Kidnapped FOX News Journalists Centanni and Wiig Freed
Kidnapped FOX News journalists Steve Centanni and Olaf Wiig have been released unharmed.
Two Fox News journalists were released Sunday, nearly two weeks after being seized by militants, ending the longest-running drama involving foreign hostages in the Gaza Strip. American correspondent Steve Centanni and cameraman Olaf Wiig of New Zealand were dropped off at Gaza City’s Beach Hotel, hours after appearing in a video released by their captors. The footage of them in captivity showed both men dressed in beige Arab-style robes, and the kidnappers claimed the journalists had converted to Islam.

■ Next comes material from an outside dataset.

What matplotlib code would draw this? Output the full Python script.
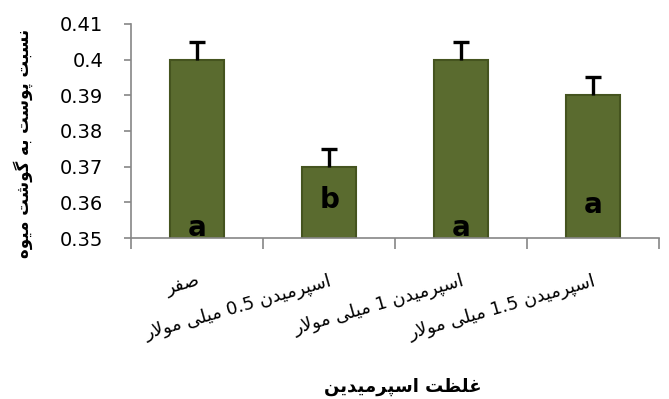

They were both in Western-style clothing as they arrived at the hotel, quickly walking through the lobby. A tearful Centanni briefly embraced a Palestinian journalist, and Wiig turned and appeared to yell at Palestinian security guards before they headed upstairs.
Great news indeed.
I was unfamiliar with Wiig before the kidnapping but am willing to wager quite a large sum that Centanni has not converted to Islam.
UPDATE: More from FOX News:
Centanni, in a phone interview shortly after his release, said “I’m fine. I’m just so happy to be free.” He said he was so emotional because he was out and alive. “There were times when I thought ‘I’m dead,’ and I’m not,” Centanni said. “I’m fine. I’m so very happy.”
He recounted how he and Wiig were pulled out of their car on August 14 and taken at gunpoint into another car. The kidnappers blindfolded them and handcuffed their hands behind their backs with plastic ties. They were then transferred to another car and driven to a building that they later learned was a garage. “We were pushed down onto the dirt-covered concrete floor and we were forced to life face down with our handcuffs on,” Centanni said. “Olaf was in the same room with me. Our shoulders were wrenched back, very painful.”
Both of the men were forced to convert to Islam at gunpoint, Centanni said.
Centanni’s brother, Ken, spoke to FOX News directly after the news was released. “It’s just a tremendous amount of relief, overwhelming relief,” he said.
Some emotional expression is permitted on such occasions, methinks.
Incredibly, to watch the FOX video feed of this story requires sitting through an 18 second ad for a stock trading company beforehand. That seems a wee bit inappropriate under the circumstances.